Exercise task -> Produce an exact copy of all the data below, dropping every image.

Supplied data ->

>>>>>

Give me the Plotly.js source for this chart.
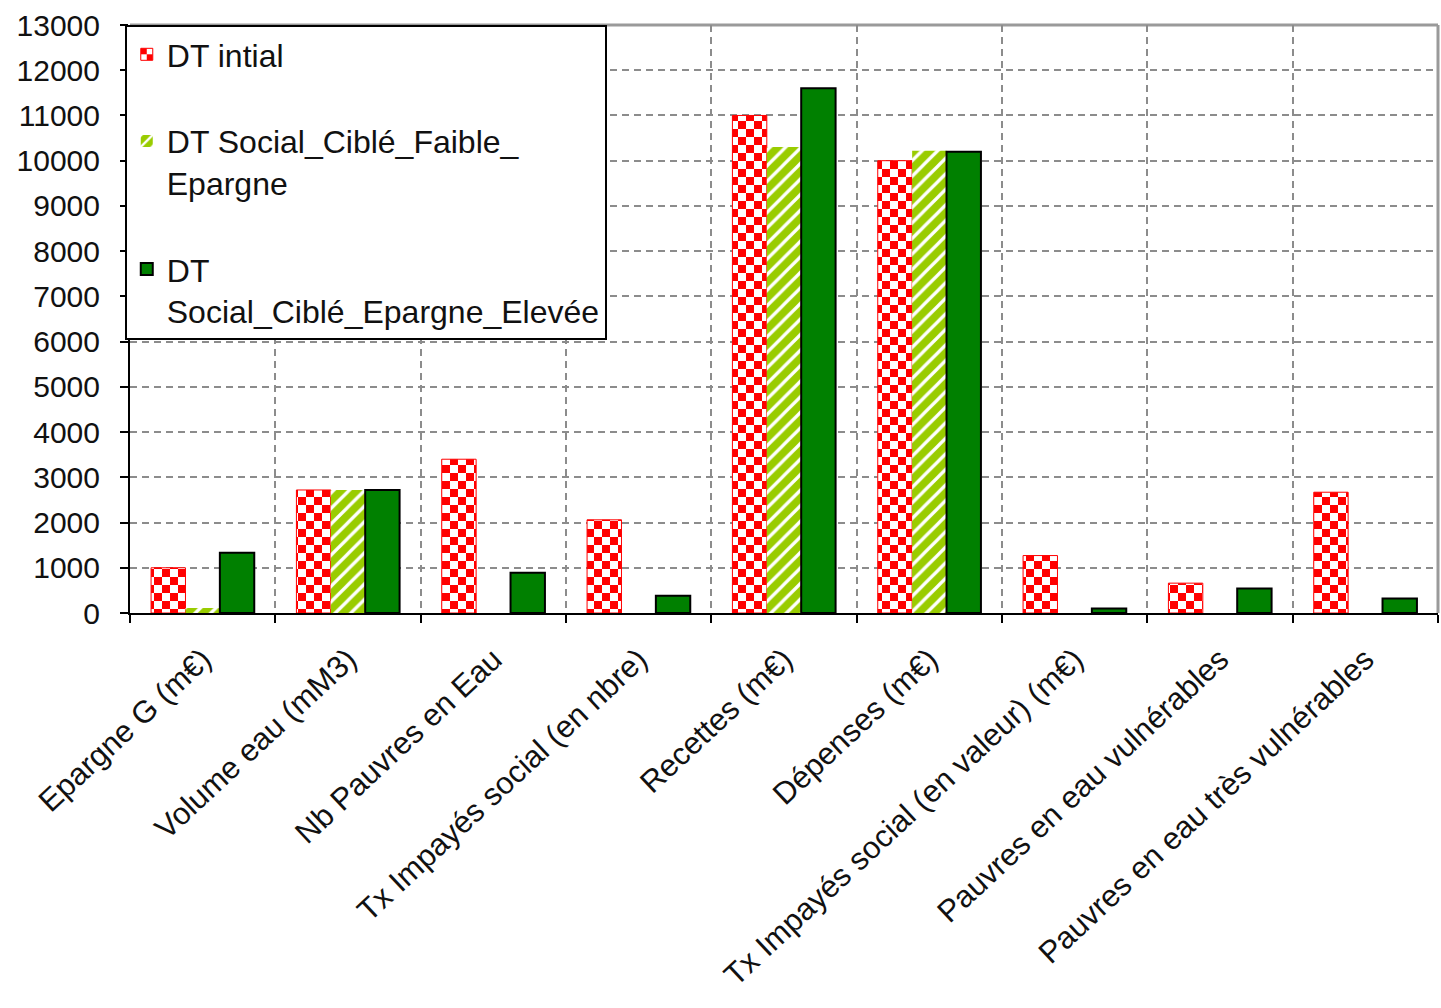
<!DOCTYPE html>
<html>
<head>
<meta charset="utf-8">
<script src="https://cdn.plot.ly/plotly-3.0.1.min.js"></script>
<style>
  html, body { margin: 0; padding: 0; background: #ffffff; }
  #chart { width: 1441px; height: 1008px; }
</style>
</head>
<body>
<div id="chart"></div>
<script>
// ---- data ----
const categories = [
  'Epargne G (m€)',
  'Volume eau (mM3)',
  'Nb Pauvres en Eau',
  'Tx Impayés social (en nbre)',
  'Recettes (m€)',
  'Dépenses (m€)',
  'Tx Impayés social (en valeur) (m€)',
  'Pauvres en eau vulnérables',
  'Pauvres en eau très vulnérables'
];
const seriesNames = [
  'DT intial',
  'DT Social_Ciblé_Faible_<br>Epargne',
  'DT<br>Social_Ciblé_Epargne_Elevée'
];
const dtInitial = [1000, 2720, 3400, 2060, 11000, 10000, 1270, 660, 2670];
const dtFaible  = [110, 2720, 0, 0, 10300, 10220, 0, 0, 0];
const dtElevee  = [1330, 2720, 890, 380, 11600, 10200, 100, 540, 320];
const yTicks = [0,1000,2000,3000,4000,5000,6000,7000,8000,9000,10000,11000,12000,13000];

const FONT = 'Arial, "Liberation Sans", sans-serif';
const GRID = '#8c8c8c';

const data = [
  {
    type: 'bar', name: seriesNames[0], x: categories, y: dtInitial, legendgroup: 'a',
    marker: {
      color: '#ff0000',
      line: { color: '#ff0000', width: 1 },
      pattern: { shape: '.', bgcolor: '#ffffff', fgcolor: '#ff0000', size: 16, solidity: 0.5, fillmode: 'replace' }
    },
    hoverinfo: 'skip'
  },
  {
    type: 'bar', name: seriesNames[1], x: categories, y: dtFaible, legendgroup: 'b',
    marker: {
      color: '#99cc00',
      line: { color: '#99cc00', width: 0 },
      pattern: { shape: '/', bgcolor: '#99cc00', fgcolor: '#ffffff', size: 11, solidity: 0.3, fillmode: 'replace' }
    },
    hoverinfo: 'skip'
  },
  {
    type: 'bar', name: seriesNames[2], x: categories, y: dtElevee, legendgroup: 'c',
    marker: { color: '#008000', line: { color: '#000000', width: 2 } },
    hoverinfo: 'skip'
  }
];

const layout = {
  width: 1441, height: 1008,
  margin: { l: 130, r: 3, t: 25, b: 395, pad: 0 },
  paper_bgcolor: '#ffffff', plot_bgcolor: '#ffffff',
  font: { family: FONT, color: '#111111', size: 30 },
  barmode: 'group', bargap: 0.29, bargroupgap: 0,
  showlegend: true,
  legend: {
    x: -0.004, xanchor: 'left', y: 1, yanchor: 'top',
    bgcolor: '#ffffff', bordercolor: '#000000', borderwidth: 2,
    font: { family: FONT, size: 32, color: '#111111' },
    valign: 'top', tracegroupgap: 42, traceorder: 'grouped',
    itemclick: false, itemdoubleclick: false
  },
  xaxis: {
    type: 'category', automargin: false,
    tickson: 'boundaries', ticks: 'outside', ticklen: 8, tickwidth: 2, tickcolor: '#000000',
    showline: true, linecolor: '#000000', linewidth: 2,
    showgrid: true, gridcolor: GRID, gridwidth: 2, griddash: '7px,5px',
    tickangle: -43, tickfont: { family: FONT, size: 31, color: '#111111' },
    ticklabelstandoff: 14,
    fixedrange: true
  },
  yaxis: {
    range: [0, 13000], tickmode: 'array', tickvals: yTicks, ticktext: yTicks.map(String),
    automargin: false,
    ticks: 'outside', ticklen: 8, tickwidth: 2, tickcolor: '#000000',
    showline: true, linecolor: '#000000', linewidth: 2,
    showgrid: true, gridcolor: GRID, gridwidth: 2, griddash: '7px,5px',
    zeroline: false,
    tickfont: { family: FONT, size: 30, color: '#111111' },
    ticklabelstandoff: 14,
    fixedrange: true
  },
  shapes: [
    { type: 'line', xref: 'paper', yref: 'paper', x0: 0, x1: 1, y0: 1, y1: 1, line: { color: '#9a9a9a', width: 3 }, layer: 'below' },
    { type: 'line', xref: 'paper', yref: 'paper', x0: 1, x1: 1, y0: 0, y1: 1, line: { color: '#9a9a9a', width: 3 }, layer: 'below' }
  ]
};

// turn the dotted pattern of the first series into the checkerboard texture of the reference
function checkerPatterns(gd) {
  const NS = 'http://www.w3.org/2000/svg';
  gd.querySelectorAll('pattern').forEach(function (p) {
    if (!p.querySelector('circle')) return;
    const s = 16, h = 8;
    p.setAttribute('width', s);
    p.setAttribute('height', s);
    while (p.firstChild) p.removeChild(p.firstChild);
    [[0, 0, s, s, '#ffffff'], [0, 0, h, h, '#ff0000'], [h, h, h, h, '#ff0000']].forEach(function (r) {
      const e = document.createElementNS(NS, 'rect');
      e.setAttribute('x', r[0]); e.setAttribute('y', r[1]);
      e.setAttribute('width', r[2]); e.setAttribute('height', r[3]);
      e.setAttribute('fill', r[4]);
      p.appendChild(e);
    });
  });
}

Plotly.newPlot('chart', data, layout, { staticPlot: true, displayModeBar: false }).then(checkerPatterns);
</script>
</body>
</html>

<<<<<

Task result ->
Give me the Plotly.js source for this chart.
<!DOCTYPE html>
<html>
<head>
<meta charset="utf-8">
<script src="https://cdn.plot.ly/plotly-3.0.1.min.js"></script>
<style>
  html, body { margin: 0; padding: 0; background: #ffffff; }
  #chart { width: 1441px; height: 1008px; }
</style>
</head>
<body>
<div id="chart"></div>
<script>
// ---- data ----
const categories = [
  'Epargne G (m€)',
  'Volume eau (mM3)',
  'Nb Pauvres en Eau',
  'Tx Impayés social (en nbre)',
  'Recettes (m€)',
  'Dépenses (m€)',
  'Tx Impayés social (en valeur) (m€)',
  'Pauvres en eau vulnérables',
  'Pauvres en eau très vulnérables'
];
const seriesNames = [
  'DT intial',
  'DT Social_Ciblé_Faible_<br>Epargne',
  'DT<br>Social_Ciblé_Epargne_Elevée'
];
const dtInitial = [1000, 2720, 3400, 2060, 11000, 10000, 1270, 660, 2670];
const dtFaible  = [110, 2720, 0, 0, 10300, 10220, 0, 0, 0];
const dtElevee  = [1330, 2720, 890, 380, 11600, 10200, 100, 540, 320];
const yTicks = [0,1000,2000,3000,4000,5000,6000,7000,8000,9000,10000,11000,12000,13000];

const FONT = 'Arial, "Liberation Sans", sans-serif';
const GRID = '#8c8c8c';

const data = [
  {
    type: 'bar', name: seriesNames[0], x: categories, y: dtInitial, legendgroup: 'a',
    marker: {
      color: '#ff0000',
      line: { color: '#ff0000', width: 1 },
      pattern: { shape: '.', bgcolor: '#ffffff', fgcolor: '#ff0000', size: 16, solidity: 0.5, fillmode: 'replace' }
    },
    hoverinfo: 'skip'
  },
  {
    type: 'bar', name: seriesNames[1], x: categories, y: dtFaible, legendgroup: 'b',
    marker: {
      color: '#99cc00',
      line: { color: '#99cc00', width: 0 },
      pattern: { shape: '/', bgcolor: '#99cc00', fgcolor: '#ffffff', size: 11, solidity: 0.3, fillmode: 'replace' }
    },
    hoverinfo: 'skip'
  },
  {
    type: 'bar', name: seriesNames[2], x: categories, y: dtElevee, legendgroup: 'c',
    marker: { color: '#008000', line: { color: '#000000', width: 2 } },
    hoverinfo: 'skip'
  }
];

const layout = {
  width: 1441, height: 1008,
  margin: { l: 130, r: 3, t: 25, b: 395, pad: 0 },
  paper_bgcolor: '#ffffff', plot_bgcolor: '#ffffff',
  font: { family: FONT, color: '#111111', size: 30 },
  barmode: 'group', bargap: 0.29, bargroupgap: 0,
  showlegend: true,
  legend: {
    x: -0.004, xanchor: 'left', y: 1, yanchor: 'top',
    bgcolor: '#ffffff', bordercolor: '#000000', borderwidth: 2,
    font: { family: FONT, size: 32, color: '#111111' },
    valign: 'top', tracegroupgap: 42, traceorder: 'grouped',
    itemclick: false, itemdoubleclick: false
  },
  xaxis: {
    type: 'category', automargin: false,
    tickson: 'boundaries', ticks: 'outside', ticklen: 8, tickwidth: 2, tickcolor: '#000000',
    showline: true, linecolor: '#000000', linewidth: 2,
    showgrid: true, gridcolor: GRID, gridwidth: 2, griddash: '7px,5px',
    tickangle: -43, tickfont: { family: FONT, size: 31, color: '#111111' },
    ticklabelstandoff: 14,
    fixedrange: true
  },
  yaxis: {
    range: [0, 13000], tickmode: 'array', tickvals: yTicks, ticktext: yTicks.map(String),
    automargin: false,
    ticks: 'outside', ticklen: 8, tickwidth: 2, tickcolor: '#000000',
    showline: true, linecolor: '#000000', linewidth: 2,
    showgrid: true, gridcolor: GRID, gridwidth: 2, griddash: '7px,5px',
    zeroline: false,
    tickfont: { family: FONT, size: 30, color: '#111111' },
    ticklabelstandoff: 14,
    fixedrange: true
  },
  shapes: [
    { type: 'line', xref: 'paper', yref: 'paper', x0: 0, x1: 1, y0: 1, y1: 1, line: { color: '#9a9a9a', width: 3 }, layer: 'below' },
    { type: 'line', xref: 'paper', yref: 'paper', x0: 1, x1: 1, y0: 0, y1: 1, line: { color: '#9a9a9a', width: 3 }, layer: 'below' }
  ]
};

// turn the dotted pattern of the first series into the checkerboard texture of the reference
function checkerPatterns(gd) {
  const NS = 'http://www.w3.org/2000/svg';
  gd.querySelectorAll('pattern').forEach(function (p) {
    if (!p.querySelector('circle')) return;
    const s = 16, h = 8;
    p.setAttribute('width', s);
    p.setAttribute('height', s);
    while (p.firstChild) p.removeChild(p.firstChild);
    [[0, 0, s, s, '#ffffff'], [0, 0, h, h, '#ff0000'], [h, h, h, h, '#ff0000']].forEach(function (r) {
      const e = document.createElementNS(NS, 'rect');
      e.setAttribute('x', r[0]); e.setAttribute('y', r[1]);
      e.setAttribute('width', r[2]); e.setAttribute('height', r[3]);
      e.setAttribute('fill', r[4]);
      p.appendChild(e);
    });
  });
}

Plotly.newPlot('chart', data, layout, { staticPlot: true, displayModeBar: false }).then(checkerPatterns);
</script>
</body>
</html>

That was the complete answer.